- [PROBLEM]: Filter the listing and keep only the lines with the word "that".

....

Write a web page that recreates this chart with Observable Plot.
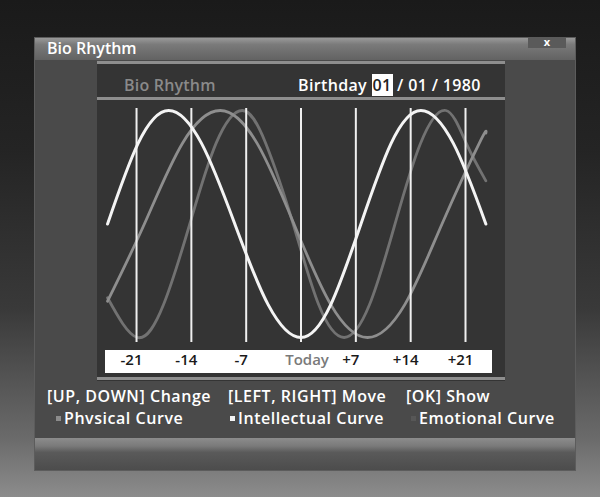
<!DOCTYPE html>
<html>
<head>
<meta charset="utf-8">
<script src="https://cdn.jsdelivr.net/npm/d3@7"></script>
<script src="https://cdn.jsdelivr.net/npm/@observablehq/plot@0.6"></script>
<style>
  html, body { margin: 0; padding: 0; }
  body { width: 600px; height: 497px; overflow: hidden; font-family: "Open Sans", sans-serif; }
  #scene { position: relative; width: 600px; height: 497px;
    background: linear-gradient(180deg, #1a1a1a 0%, #242424 30%, #393939 62%, #6a6a6a 88%, #8c8c8c 100%); }
  .abs { position: absolute; white-space: pre; }
  #win { left: 35px; top: 38px; width: 540px; height: 432px; background: #4a4a4a; box-shadow: 0 0 0 1px #5c5c5c; }
  #titlebar { left: 35px; top: 38px; width: 540px; height: 22px;
    background: linear-gradient(180deg, #999 0%, #7a7a7a 30%, #626262 100%); }
  #title { left: 47px; top: 37px; color: #fff; font-size: 16px; font-weight: 600; }
  #close { left: 528px; top: 37px; width: 38px; height: 11px; background: #5a5a5a; color: #fff; font-size: 11px; line-height: 9px; text-align: center; font-weight: 700; }
  #panel { left: 97px; top: 61px; width: 408px; height: 320px; background: #343434; }
  .hline { left: 97px; width: 408px; height: 3px; background: #8e8e8e; }
  #htitle { left: 124px; top: 74px; color: #8a8a8a; font-size: 16px; font-weight: 600; letter-spacing: 0.2px; }
  #bday { left: 298px; top: 74px; color: #fff; font-size: 16px; font-weight: 600; letter-spacing: 0.35px; }
  #bday .sel { background: #fff; color: #222; padding: 0 1px; }
  #band { left: 105px; top: 350px; width: 387px; height: 23px; background: #fff; }
  #chart { left: 97px; top: 100px; }
  .txt { color: #fff; font-size: 16px; font-weight: 600; letter-spacing: 0.55px; }
  .mk { width: 5px; height: 5px; top: 416px; }
  #bottombar { left: 35px; top: 438px; width: 540px; height: 32px;
    background: linear-gradient(180deg, #8c8c8c 0%, #7a7a7a 25%, #5a5a5a 45%, #4c4c4c 100%); }
</style>
</head>
<body>
<div id="scene">
  <div class="abs" id="win"></div>
  <div class="abs" id="titlebar"></div>
  <div class="abs" id="title">Bio Rhythm</div>
  <div class="abs" id="close">x</div>
  <div class="abs" id="panel"></div>
  <div class="abs hline" style="top:61px"></div>
  <div class="abs hline" style="top:97px"></div>
  <div class="abs hline" style="top:377px"></div>
  <div class="abs" id="htitle">Bio Rhythm</div>
  <div class="abs" id="bday">Birthday <span class="sel">01</span> / 01 / 1980</div>
  <div class="abs" id="band"></div>
  <div class="abs" id="chart"></div>
  <div class="abs txt" style="left:47px; top:385px">[UP, DOWN] Change</div>
  <div class="abs txt" style="left:228px; top:385px">[LEFT, RIGHT] Move</div>
  <div class="abs txt" style="left:406px; top:385px">[OK] Show</div>
  <div id="legend"></div>
  <div class="abs" id="bottombar"></div>
</div>
<script>
// Tick days and labels of the x band
const tickDays = [-21, -14, -7, 0, 7, 14, 21];
const tickLabels = ["-21", "-14", "-7", "Today", "+7", "+14", "+21"];

// Curves (day offset, value in % of amplitude)
const intellectualDays   = [-24.7, -20.8, -16.9, -12.7, -8.45, -4.2, 0, 3.8, 7.65, 11.5, 15.3, 19.45, 23.6];
const intellectualValues = [0, 71, 100, 71, 0, -71, -100, -71, 0, 71, 100, 71, 0];

const physicalDays   = [-24.7, -20, -15.15, -10.3, -5.6, -0.9, 3.8, 8.5, 13.25, 18, 22.75, 23.6];
const physicalValues = [-68, 0, 71, 100, 71, 0, -71, -100, -71, 0, 71, 80];

const emotionalDays   = [-24.7, -20.9, -17.55, -14.2, -10.85, -7.5, -4.5, -1, 2.25, 5.5, 8.75, 12, 15.25, 18.5, 21.1, 23.6];
const emotionalValues = [-65, -100, -71, 0, 71, 100, 71, 0, -71, -100, -71, 0, 71, 100, 71, 38];

// Legend
const legendNames = ["Phvsical Curve", "Intellectual Curve", "Emotional Curve"];
const legendColors = ["#8c8c8c", "#f4f4f4", "#575757"];

const toRows = (days, values) => days.map((d, i) => ({day: d, value: values[i]}));
const physical = toRows(physicalDays, physicalValues);
const emotional = toRows(emotionalDays, emotionalValues);
const intellectual = toRows(intellectualDays, intellectualValues);
const ticks = tickDays.map((d, i) => ({day: d, label: tickLabels[i]}));

const chart = Plot.plot({
  width: 408,
  height: 275,
  marginLeft: 7.7,
  marginRight: 16.5,
  marginTop: 10,
  marginBottom: 38,
  x: {domain: [-25, 24], axis: null},
  y: {domain: [-100, 100], axis: null},
  style: {background: "transparent", fontFamily: "Open Sans, sans-serif", overflow: "visible"},
  marks: [
    Plot.line(emotional, {x: "day", y: "value", curve: "natural", stroke: "#727272", strokeWidth: 2.8}),
    Plot.line(physical, {x: "day", y: "value", curve: "natural", stroke: "#8e8e8e", strokeWidth: 2.8}),
    Plot.ruleX(tickDays, {stroke: "#f0f0f0", strokeWidth: 2, insetTop: -2, insetBottom: -5}),
    Plot.line(intellectual, {x: "day", y: "value", curve: "natural", stroke: "#f4f4f4", strokeWidth: 3}),
    Plot.text(ticks.filter(t => t.day !== 0), {x: "day", text: "label", frameAnchor: "bottom", dy: 27, dx: -5,
      fill: "#1a1a1a", fontSize: 15, fontWeight: 600}),
    Plot.text(ticks.filter(t => t.day === 0), {x: "day", text: "label", frameAnchor: "bottom", dy: 27, dx: 6,
      fill: "#7a7a7a", fontSize: 15, fontWeight: 600})
  ]
});
document.getElementById("chart").appendChild(chart);

const legend = document.getElementById("legend");
const markerLeft = [56, 230, 411];
legendNames.forEach((name, i) => {
  const mk = document.createElement("div");
  mk.className = "abs mk";
  mk.style.left = markerLeft[i] + "px";
  mk.style.background = legendColors[i];
  legend.appendChild(mk);
  const t = document.createElement("div");
  t.className = "abs txt";
  t.style.left = (markerLeft[i] + 8) + "px";
  t.style.top = "407px";
  t.textContent = name;
  legend.appendChild(t);
});
</script>
</body>
</html>
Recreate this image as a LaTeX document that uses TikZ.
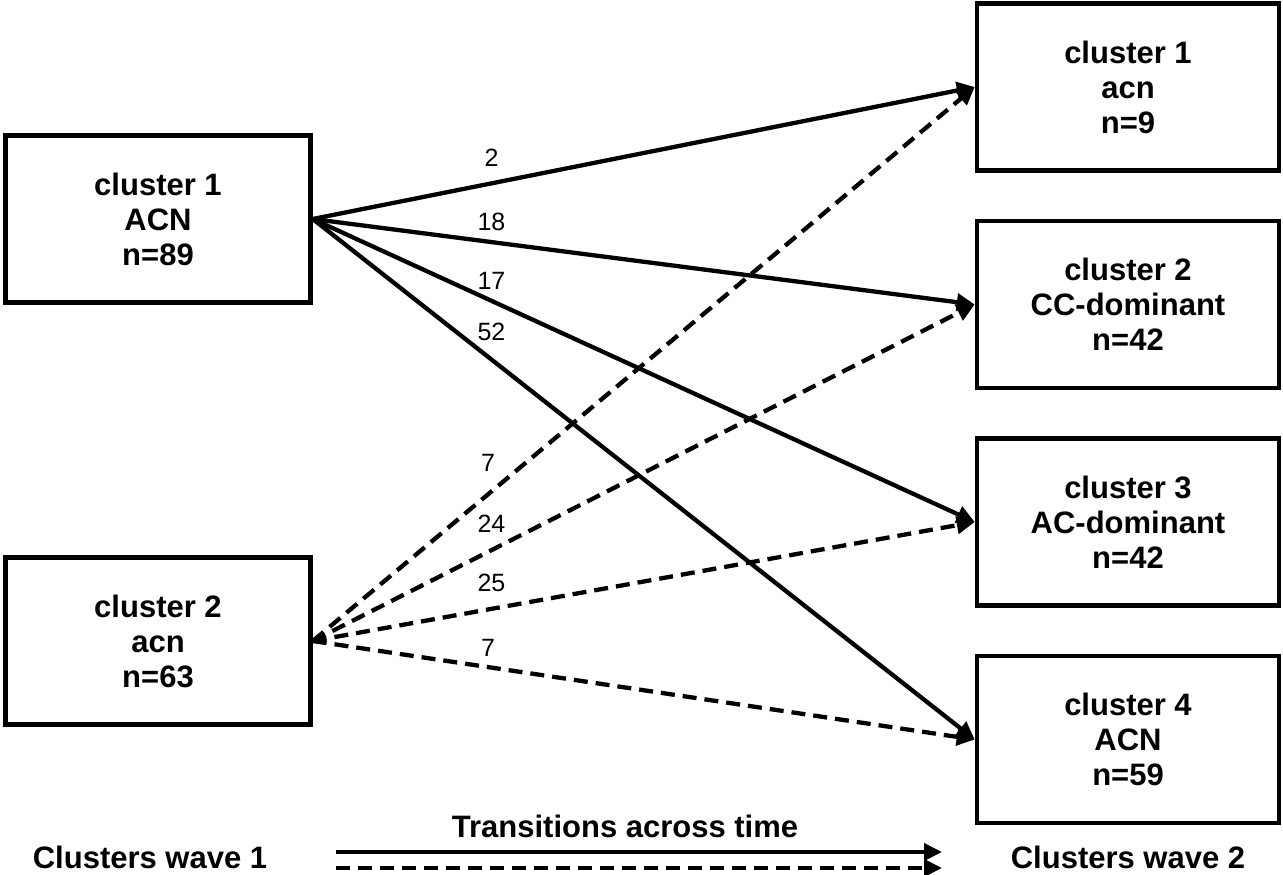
\documentclass[tikz,border=0pt]{standalone}
\usepackage{fontspec}
\setmainfont{Liberation Sans}
\usetikzlibrary{arrows.meta,positioning}
\tikzset{
	clbox/.style={draw,line width=4.5pt,minimum width=302pt,minimum height=167pt,align=center,font=\bfseries\fontsize{31}{35}\selectfont},
	trans/.style={line width=4.3pt,-{Triangle[length=18pt,width=17pt]}},
	transd/.style={trans,dash pattern=on 14pt off 8pt},
	nlbl/.style={font=\fontsize{25}{28}\selectfont,pos=.27},
	wave/.style={font=\bfseries\fontsize{31}{35}\selectfont,inner sep=1pt}
}
\begin{document}
\begin{tikzpicture}[x=1pt,y=-1pt]
	\useasboundingbox (0,0) rectangle (1283,875);
	% clusters wave 1
	\node[clbox,minimum width=305pt] (l1) at (158,219) {cluster 1\\ACN\\n=89};
	\node[clbox,minimum width=305pt] (l2) at (158,641) {cluster 2\\acn\\n=63};
	% clusters wave 2
	\node[clbox] (r1) at (1128,87) {cluster 1\\acn\\n=9};
	\node[clbox,below=46pt of r1] (r2) {cluster 2\\CC-dominant\\n=42};
	\node[clbox,below=46pt of r2] (r3) {cluster 3\\AC-dominant\\n=42};
	\node[clbox,below=46pt of r3] (r4) {cluster 4\\ACN\\n=59};
	% transitions from cluster 1
	\draw[trans] (l1.east) -- (r1.west) node[nlbl,yshift=26pt] {2};
	\draw[trans] (l1.east) -- (r2.west) node[nlbl,yshift=20pt] {18};
	\draw[trans] (l1.east) -- (r3.west) node[nlbl,yshift=20pt] {17};
	\draw[trans] (l1.east) -- (r4.west) node[nlbl,yshift=28pt] {52};
	% transitions from cluster 2
	\draw[transd] (l2.east) -- (r1.west) node[nlbl,pos=.265,yshift=31pt] {7};
	\draw[transd] (l2.east) -- (r2.west) node[nlbl,yshift=26pt] {24};
	\draw[transd] (l2.east) -- (r3.west) node[nlbl,yshift=26pt] {25};
	\draw[transd] (l2.east) -- (r4.west) node[nlbl,pos=.265,yshift=19pt] {7};
	% legend
	\node[wave] (w1) at (150,857) {Clusters wave 1};
	\node[wave] (w2) at (1128,857) {Clusters wave 2};
	\node[wave] (tt) at (625,826) {Transitions across time};
	\coordinate (s1) at (336,852);
	\coordinate (e1) at (942,852);
	\coordinate (s2) at (336,868);
	\coordinate (e2) at (942,868);
	\draw[trans] (s1) -- (e1);
	\draw[transd] (s2) -- (e2);
\end{tikzpicture}
\end{document}
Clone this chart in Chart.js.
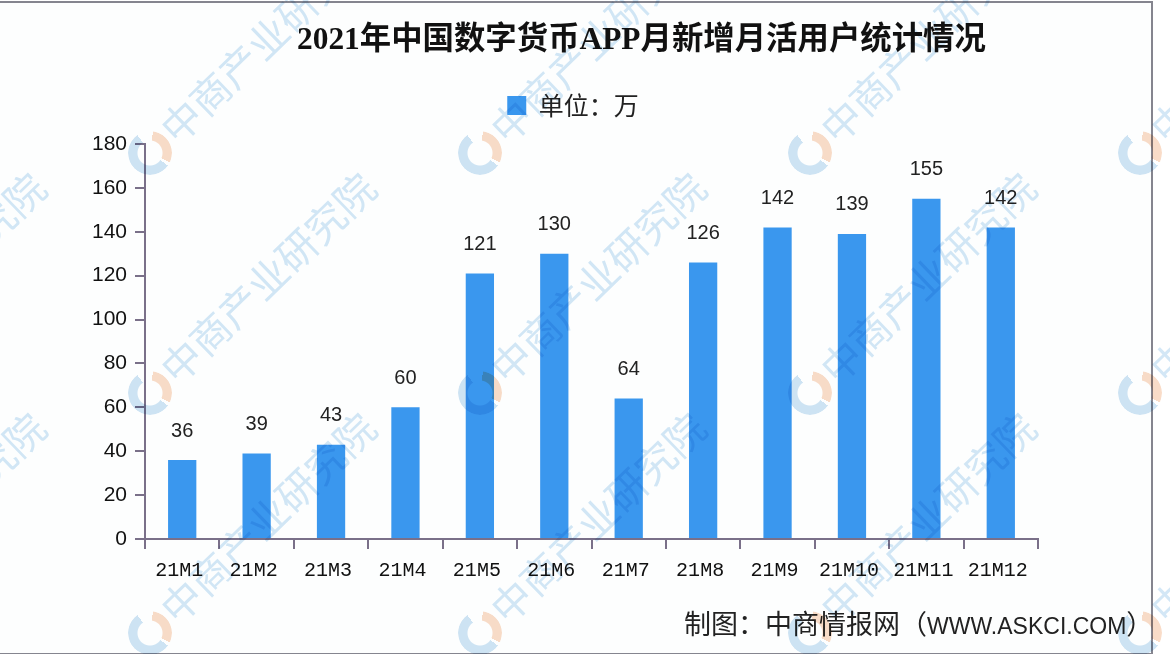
<!DOCTYPE html>
<html lang="zh-CN">
<head>
    <meta charset="UTF-8">
    <title>2021年中国数字货币APP月新增月活用户统计情况</title>
    <script src="https://cdn.jsdelivr.net/npm/chart.js@4"></script>
    <style>
        html, body { margin: 0; padding: 0; width: 1170px; height: 654px; overflow: hidden; background: #fff; }
        #frame { position: absolute; left: -2px; top: 1px; width: 1151px; height: 650px; border: 2px solid #85858f; background: #fdfefe; }
        #chart { position: absolute; left: 0; top: 0; display: block; }
        #title { position: absolute; left: 297px; top: 13px; white-space: nowrap; font: bold 31.4px "Liberation Serif", "Noto Sans CJK SC", serif; color: #111; }
        #source { position: absolute; left: 684px; top: 605px; white-space: nowrap; font: 27px "Noto Sans CJK TC", sans-serif; line-height: 36px; color: #222; }
        #source span { font-family: "Liberation Sans", sans-serif; font-size: 23px; }
        #marks { position: absolute; left: 0; top: 0; width: 1170px; height: 654px; overflow: hidden; mix-blend-mode: multiply; pointer-events: none; }
        .wm { position: absolute; white-space: nowrap; font: 40px "Noto Sans CJK SC", sans-serif; line-height: 44px; color: #d3e7f6; transform-origin: 0 50%; transform: rotate(-44deg); }
        .logo { position: absolute; width: 44px; height: 44px; border-radius: 50%;
            background: conic-gradient(#fff 0 8deg, #f9dcc8 8deg 115deg, #fff 115deg 125deg, #cfe4f4 125deg 325deg, #fff 325deg 360deg);
            -webkit-mask: radial-gradient(circle, transparent 12px, #000 13px); mask: radial-gradient(circle, transparent 12px, #000 13px); }
    </style>
</head>
<body>
    <div id="frame"></div>
    <canvas id="chart" width="1170" height="654"></canvas>
    <div id="title">2021年中国数字货币APP月新增月活用户统计情况</div>
    <div id="source">制图：中商情报网（<span>WWW.ASKCI.COM</span>）</div>
    <div id="marks"></div>

    <script>
        const categories = ['21M1', '21M2', '21M3', '21M4', '21M5', '21M6', '21M7', '21M8', '21M9', '21M10', '21M11', '21M12'];
        const newUsers = [36, 39, 43, 60, 121, 130, 64, 126, 142, 139, 155, 142];
        const seriesName = '单位：万';
        const watermark = '中商产业研究院';

        // watermark grid, repeats every 330 x 240 px
        const marks = document.getElementById('marks');
        for (let col = -1; col < 4; col++) {
            for (let row = 0; row < 3; row++) {
                const x = 150 + col * 330, y = 153 + row * 240;
                const logo = document.createElement('div');
                logo.className = 'logo';
                logo.style.left = (x - 22) + 'px';
                logo.style.top = (y - 22) + 'px';
                marks.appendChild(logo);
                const wm = document.createElement('div');
                wm.className = 'wm';
                wm.textContent = watermark;
                wm.style.left = (x + 16) + 'px';
                wm.style.top = (y - 41) + 'px';
                marks.appendChild(wm);
            }
        }

        // value labels above the bars
        const barLabels = {
            id: 'barLabels',
            afterDatasetsDraw(chart) {
                const ctx = chart.ctx;
                ctx.save();
                ctx.font = '20px "Liberation Sans", sans-serif';
                ctx.fillStyle = '#222';
                ctx.textAlign = 'center';
                ctx.textBaseline = 'middle';
                chart.getDatasetMeta(0).data.forEach((bar, i) => {
                    ctx.fillText(newUsers[i], bar.x, bar.y - 29);
                });
                ctx.restore();
            }
        };

        // legend sits left of the plot centre and higher than its layout slot
        const moveLegend = {
            id: 'moveLegend',
            afterLayout(chart) {
                chart.legend.left += 54;
                chart.legend.right += 54;
                chart.legend.top -= 16;
                chart.legend.bottom -= 16;
            }
        };

        new Chart(document.getElementById('chart'), {
            type: 'bar',
            data: {
                labels: categories,
                datasets: [{
                    label: seriesName,
                    data: newUsers,
                    backgroundColor: '#3a97ee',
                    categoryPercentage: 1,
                    barPercentage: 0.38
                }]
            },
            plugins: [barLabels, moveLegend],
            options: {
                responsive: false,
                animation: false,
                layout: { padding: { left: 0, right: 132, top: 83, bottom: 0 } },
                plugins: {
                    title: { display: false },
                    tooltip: { enabled: false },
                    legend: {
                        position: 'top',
                        labels: {
                            boxWidth: 19,
                            boxHeight: 19,
                            padding: 26,
                            color: '#222',
                            font: { size: 25, family: '"Noto Sans CJK TC", sans-serif' }
                        }
                    }
                },
                scales: {
                    x: {
                        afterFit(scale) { scale.height = 115; },
                        border: { color: '#7a7089', width: 2 },
                        grid: { drawOnChartArea: false, color: '#7a7089', tickLength: 10, lineWidth: 2 },
                        ticks: {
                            color: '#111',
                            padding: 10,
                            labelOffset: -3,
                            maxRotation: 0,
                            autoSkip: false,
                            font: { size: 20, family: '"Liberation Mono", monospace' }
                        }
                    },
                    y: {
                        min: 0,
                        max: 180,
                        afterFit(scale) { scale.width = 145; },
                        border: { color: '#7a7089', width: 2 },
                        grid: { drawOnChartArea: false, color: '#7a7089', tickLength: 10, lineWidth: 2 },
                        ticks: {
                            stepSize: 20,
                            color: '#111',
                            padding: 8,
                            font: { size: 21, family: '"Liberation Sans", sans-serif' }
                        }
                    }
                }
            }
        });
    </script>
</body>
</html>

....

- [TASK OUTPUT]:
Write a web page that recreates this chart with Observable Plot.
Recreate this image as a LaTeX document that uses TikZ.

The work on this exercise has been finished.